FOXBORO -- It could have been that he's been splitting first-team reps with Jimmy Garoppolo. It could have been that he had just thrown a pass that was batted down by a ball boy holding a paddle. It could have been that he's simply operating at a low boil at all times now knowing that he has to serve a four-game suspension.
Whatever the reason, Tom Brady was hot. And he took it out on his helmet Friday, slamming it to the turf -- with ear pads exploding out upon impact -- after the final snap of the 7-on-7 period at Patriots practice.
It was the most noteworthy show of frustration during what appeared to be a highly-competitive day of work for Bill Belichick's club. Just two days into practice, and one day before the first day of work in full pads, there was a visible emotional edge exhibited by several players on the team.
"That's just football," tight end Martellus Bennett said. "It is what it is. I like guys that have an edge, and I think a lot of guys on this team have an edge. When they have that edge, it makes you bring it up a notch, too."
Bennett may have helped to amp things up when he caught a touchdown pass over Patrick Chung from Jimmy Garoppolo. He used his 6-foot-7 frame to go up and over Chung, and then kept his balance as he corralled the ball with Chung down around his feet. When the play was over Bennett, dropped the ball by Chung while Chung was on the ground.
Later in the practice, Rob Gronkowski caught a touchdown on a back-shoulder throw from Garoppolo with Jordan Richards in coverage. Gronkowski promptly threw the ball in the air in celebration, which seemed to irk Dont'a Hightower. The linebacker quickly retrieved the ball and chucked it at Gronkowski's back.
Brady's helmet slam came on a short pass that was batted down by one of the paddles made to simulate long-armed defensive linemen. He hadn't looked very shaky leading up to that point, completing 7-of-9 passes, though one of those attempts resulted in a Duron Harmon interception. But two incompletions to finish his 7-on-7 stretch led to the helmet slam that drew an audible reaction from surprised fans in attendance.
Brady's reps and their timing drew considerable attention yet again.
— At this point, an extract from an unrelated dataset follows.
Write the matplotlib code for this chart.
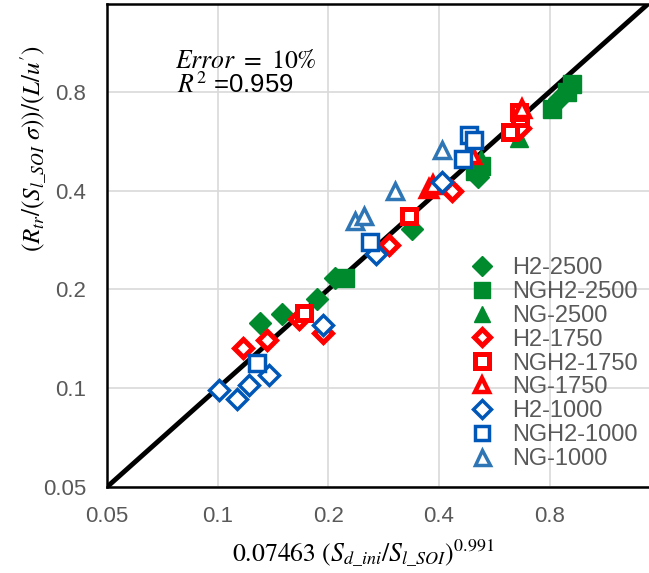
import numpy as np
import matplotlib
matplotlib.use("Agg")
import matplotlib.pyplot as plt

plt.rcParams['font.family'] = ['Liberation Sans', 'DejaVu Sans']
plt.rcParams['mathtext.fontset'] = 'stix'

# measured vs. correlated flame radius, grouped by fuel and pressure
h2_2500_x = [0.130, 0.150, 0.186, 0.209, 0.338, 0.51, 0.85]
h2_2500_y = [0.158, 0.168, 0.187, 0.216, 0.305, 0.44, 0.76]
ngh2_2500_x = [0.222, 0.50, 0.52, 0.81, 0.89, 0.92]
ngh2_2500_y = [0.217, 0.46, 0.475, 0.71, 0.80, 0.845]
ng_2500_x = [0.52, 0.66]
ng_2500_y = [0.50, 0.58]

h2_1750_x = [0.117, 0.136, 0.166, 0.193, 0.292, 0.435, 0.663]
h2_1750_y = [0.133, 0.140, 0.162, 0.147, 0.273, 0.40, 0.62]
ngh2_1750_x = [0.172, 0.332, 0.622, 0.663, 0.66]
ngh2_1750_y = [0.170, 0.334, 0.603, 0.663, 0.695]
ng_1750_x = [0.375, 0.385, 0.493, 0.672]
ng_1750_y = [0.405, 0.415, 0.512, 0.71]

h2_1000_x = [0.101, 0.113, 0.122, 0.138, 0.193, 0.270, 0.408]
h2_1000_y = [0.0988, 0.093, 0.102, 0.110, 0.156, 0.256, 0.424]
ngh2_1000_x = [0.128, 0.260, 0.466, 0.483, 0.498]
ngh2_1000_y = [0.119, 0.279, 0.500, 0.589, 0.569]
ng_1000_x = [0.236, 0.250, 0.303, 0.407]
ng_1000_y = [0.324, 0.335, 0.400, 0.530]

ticks = [0.05, 0.1, 0.2, 0.4, 0.8]
tick_labels = ['0.05', '0.1', '0.2', '0.4', '0.8']

GREEN = '#008A2E'
RED = '#FF0000'
BLUE = '#0057B8'
LBLUE = '#2E75B6'
GREY = '#595959'

fig = plt.figure(figsize=(6.49, 5.73), dpi=100)
ax = fig.add_axes([107 / 649, 86 / 573, 542 / 649, 483 / 573])

ax.set_xscale('log', base=2)
ax.set_yscale('log', base=2)
ax.set_xlim(0.05, 1.49)
ax.set_ylim(0.05, 1.48)

# 1:1 line
ax.axline((0.05, 0.05), (1.0, 1.0), color='black', lw=3.5, zorder=2)

series = [
    (h2_2500_x, h2_2500_y, 'H2-2500', 'D', GREEN, True, 11, 1.0),
    (ngh2_2500_x, ngh2_2500_y, 'NGH2-2500', 's', GREEN, True, 12.5, 1.0),
    (ng_2500_x, ng_2500_y, 'NG-2500', '^', GREEN, True, 13.5, 1.0),
    (h2_1750_x, h2_1750_y, 'H2-1750', 'D', RED, False, 9.5, 3.6),
    (ngh2_1750_x, ngh2_1750_y, 'NGH2-1750', 's', RED, False, 10.5, 3.6),
    (ng_1750_x, ng_1750_y, 'NG-1750', '^', RED, False, 11.5, 3.2),
    (h2_1000_x, h2_1000_y, 'H2-1000', 'D', BLUE, False, 10, 2.5),
    (ngh2_1000_x, ngh2_1000_y, 'NGH2-1000', 's', BLUE, False, 11.5, 2.5),
    (ng_1000_x, ng_1000_y, 'NG-1000', '^', LBLUE, False, 12, 2.5),
]
for xs, ys, name, mk, col, filled, ms, mew in series:
    ax.plot(xs, ys, ls='none', marker=mk, ms=ms, mew=mew,
            mec=col, mfc=col if filled else 'white', label=name, zorder=3)

ax.set_xticks(ticks)
ax.set_xticklabels(tick_labels)
ax.set_yticks(ticks)
ax.set_yticklabels(tick_labels)
ax.minorticks_off()
ax.tick_params(length=0, labelsize=16, labelcolor=GREY)
ax.tick_params(axis='x', pad=14)
ax.tick_params(axis='y', pad=15)
ax.grid(True, color='#D9D9D9', lw=1.2, zorder=0)
ax.set_axisbelow(True)

for side in ['left', 'top', 'bottom']:
    ax.spines[side].set_linewidth(1.8)
ax.spines['right'].set_visible(False)

ax.set_xlabel(r'$0.07463\ (S_{d\_ini}/S_{l\_SOI})^{0.991}$', fontsize=18.5, va='center')
ax.xaxis.set_label_coords(0.472, -0.137)
ax.set_ylabel(r"$(R_{tr}/(S_{l\_SOI}\ \sigma))/(L/u')$", fontsize=18, va='center')
ax.yaxis.set_label_coords(-0.1365, 0.70)

fig.text(175 / 649, 1 - 68 / 573, r'$Error\ =\ 10\%$', fontsize=18.5, ha='left', va='baseline')
fig.text(177 / 649, 1 - 93 / 573, r'$R^2$ =0.959', fontsize=18.5, ha='left', va='baseline')

leg = ax.legend(loc='upper left', bbox_to_anchor=(470 / 649, 1 - 257 / 573),
                bbox_transform=fig.transFigure, frameon=False, fontsize=17,
                labelspacing=0.08, handlelength=1.0, handletextpad=0.8,
                borderpad=0, borderaxespad=0, numpoints=1, markerscale=0.9)
for t in leg.get_texts():
    t.set_color(GREY)

fig.savefig('out.png', dpi=100)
In a switch from Thursday's practice, it was Brady who took the first-team reps during 11-on-11 work, while Garoppolo was the first on the field during the 7-on-7 portion of practice. Each player got 10 snaps in 7-on-7 work and seven snaps in 11-on-11 work so the workload was once again split evenly.
In analyzing the results for both quarterbacks, Garoppolo went 9-for-10 in 7-on-7 work, while Brady went 7-for-10 with an interception during the same period. In the 11-on-11 portion of practice -- after the helmet spike -- Brady went 5-for-7. Garoppolo went 4-for-7, and Jacoby Brissett went 4-for-7 with an interception made by linebacker Kevin Snyder on a deflection from corner Darryl Roberts.
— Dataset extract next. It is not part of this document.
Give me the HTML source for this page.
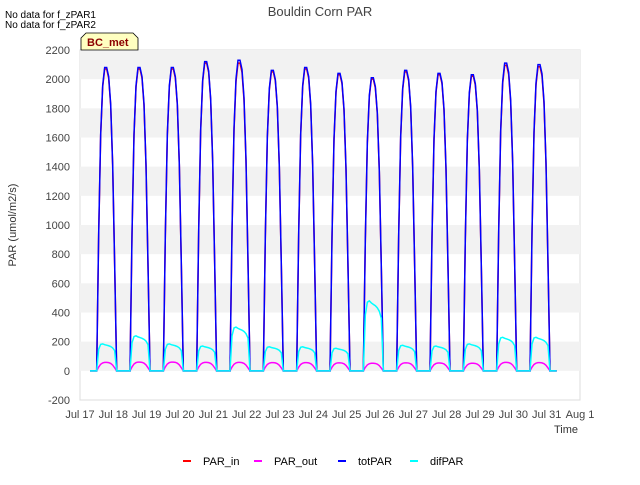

It's not unusual for competitive moments -- and accompanying emotional outbursts -- to transpire during camp. That it's happening already with the Patriots could foreshadow weeks of such moments, which, given the talent level the team currently boasts on its roster, perhaps should be expected.
When both sides of the football have as many accomplished players as the Patriots do, and when both sides are executing, the level of play tends to rise. With that, the competitive juices often do the same.
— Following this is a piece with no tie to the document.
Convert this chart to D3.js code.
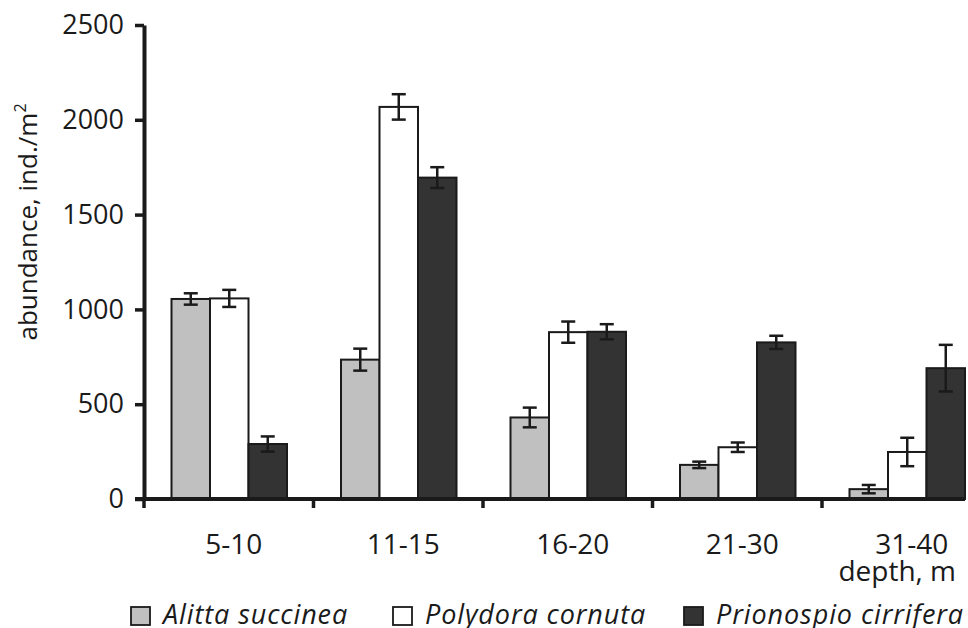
<!DOCTYPE html>
<html>
<head>
<meta charset="utf-8">
<script src="https://cdn.jsdelivr.net/npm/d3@7"></script>
<style>
  body { margin: 0; background: #fff; }
  text { font-family: 'Open Sans', sans-serif; fill: #1a1a1a; }
</style>
</head>
<body>
<div id="display"></div>
<script>
const categories = ['5-10', '11-15', '16-20', '21-30', '31-40'];
const seriesNames = ['Alitta succinea', 'Polydora cornuta', 'Prionospio cirrifera'];
const alitta = [1055, 735, 430, 180, 52];
const alittaErr = [30, 58, 52, 17, 22];
const polydora = [1058, 2068, 880, 273, 248];
const polydoraErr = [45, 67, 56, 25, 75];
const prionospio = [290, 1695, 882, 826, 690];
const prionospioErr = [40, 55, 40, 35, 123];
const yTicks = [0, 500, 1000, 1500, 2000, 2500];

const colors = ['#c0c0c0', '#ffffff', '#333333'];
const ink = '#1a1a1a';

const width = 968;
const height = 628;

const svg = d3.select('#display').append('svg')
    .attr('width', width)
    .attr('height', height);

const x = d3.scaleBand().domain(categories).range([144, 991.5]);
const x1 = d3.scaleBand().domain(seriesNames).range([27.5, 143]);
const y = d3.scaleLinear().domain([0, 2500]).range([499, 25]);

const values = [alitta, polydora, prionospio];
const errors = [alittaErr, polydoraErr, prionospioErr];

const data = [];
categories.forEach((c, i) => {
  seriesNames.forEach((s, j) => {
    data.push({cat: c, series: s, idx: j, v: values[j][i], e: errors[j][i]});
  });
});

// bars
svg.append('g')
    .selectAll('rect')
    .data(data)
    .enter()
    .append('rect')
    .attr('x', (d) => x(d.cat) + x1(d.series))
    .attr('y', (d) => y(d.v))
    .attr('width', x1.bandwidth())
    .attr('height', (d) => y(0) - y(d.v))
    .attr('fill', (d) => colors[d.idx])
    .attr('stroke', ink)
    .attr('stroke-width', 2);

// error bars
const eb = svg.append('g')
    .selectAll('g')
    .data(data)
    .enter()
    .append('g')
    .attr('transform', (d) =>
      'translate(' + (x(d.cat) + x1(d.series) + x1.bandwidth() / 2) + ',0)');
eb.append('line')
    .attr('y1', (d) => y(d.v + d.e))
    .attr('y2', (d) => y(d.v - d.e))
    .attr('stroke', ink).attr('stroke-width', 2.5);
eb.append('line')
    .attr('x1', -7).attr('x2', 7)
    .attr('y1', (d) => y(d.v + d.e)).attr('y2', (d) => y(d.v + d.e))
    .attr('stroke', ink).attr('stroke-width', 2.5);
eb.append('line')
    .attr('x1', -7).attr('x2', 7)
    .attr('y1', (d) => y(d.v - d.e)).attr('y2', (d) => y(d.v - d.e))
    .attr('stroke', ink).attr('stroke-width', 2.5);

// y axis
const yAxis = svg.append('g')
    .attr('transform', 'translate(144,0)')
    .call(d3.axisLeft(y).tickValues(yTicks).tickFormat(d3.format('d'))
        .tickSize(9).tickSizeOuter(0).tickPadding(11));
yAxis.select('.domain').attr('stroke', ink).attr('stroke-width', 4);
yAxis.selectAll('.tick line').attr('stroke', ink).attr('stroke-width', 3.5);
yAxis.selectAll('.tick text')
    .style('font-family', "'Open Sans', sans-serif")
    .style('font-size', '27px')
    .attr('fill', ink);

// x axis (ticks sit on the group boundaries)
const lastEnd = x(categories[categories.length - 1]) +
    x1(seriesNames[2]) + x1.bandwidth();
svg.append('line')
    .attr('x1', 135).attr('x2', lastEnd)
    .attr('y1', y(0)).attr('y2', y(0))
    .attr('stroke', ink).attr('stroke-width', 4);
svg.append('g')
    .selectAll('line')
    .data(categories)
    .enter()
    .append('line')
    .attr('x1', (d) => x(d)).attr('x2', (d) => x(d))
    .attr('y1', y(0)).attr('y2', y(0) + 9)
    .attr('stroke', ink).attr('stroke-width', 3.5);

svg.append('g')
    .selectAll('text')
    .data(categories)
    .enter()
    .append('text')
    .attr('x', (d) => x(d) + x.bandwidth() / 2 + 5)
    .attr('y', 554)
    .attr('text-anchor', 'middle')
    .style('font-size', '28px')
    .text((d) => d);

svg.append('text')
    .attr('x', 956)
    .attr('y', 581)
    .attr('text-anchor', 'end')
    .style('font-size', '28px')
    .text('depth, m');

// y label
const yl = svg.append('text')
    .attr('transform', 'translate(37,222) rotate(-90)')
    .attr('text-anchor', 'middle')
    .style('font-size', '26px');
yl.append('tspan').text('abundance, ind./m');
yl.append('tspan').attr('dy', -11).style('font-size', '16px').text('2');

// legend
const legendX = [131, 393, 684];
const lg = svg.append('g')
    .selectAll('g')
    .data(seriesNames)
    .enter()
    .append('g')
    .attr('transform', (d, i) => 'translate(' + legendX[i] + ',0)');
lg.append('rect')
    .attr('x', 0).attr('y', 607)
    .attr('width', 19).attr('height', 18)
    .attr('fill', (d, i) => colors[i])
    .attr('stroke', ink).attr('stroke-width', 1.8);
lg.append('text')
    .attr('x', 32)
    .attr('y', 624)
    .style('font-size', '27px')
    .style('font-style', 'italic')
    .style('letter-spacing', '0.9px')
    .text((d) => d);
</script>
</body>
</html>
"Every single day I've been here since OTAs it's been very competitive," Bennett said. "Everyone here does their jobs so well, and everyone's competing. You just gotta bring it every single day."
That may not be good news for the equipment staff that has to deal with the fallout of busted gear. But for coach Belichick, who has long called training camp the "competition camp" (as opposed to OTAs and minicamp, which is more of a "teaching camp"), it's probably music to his ears.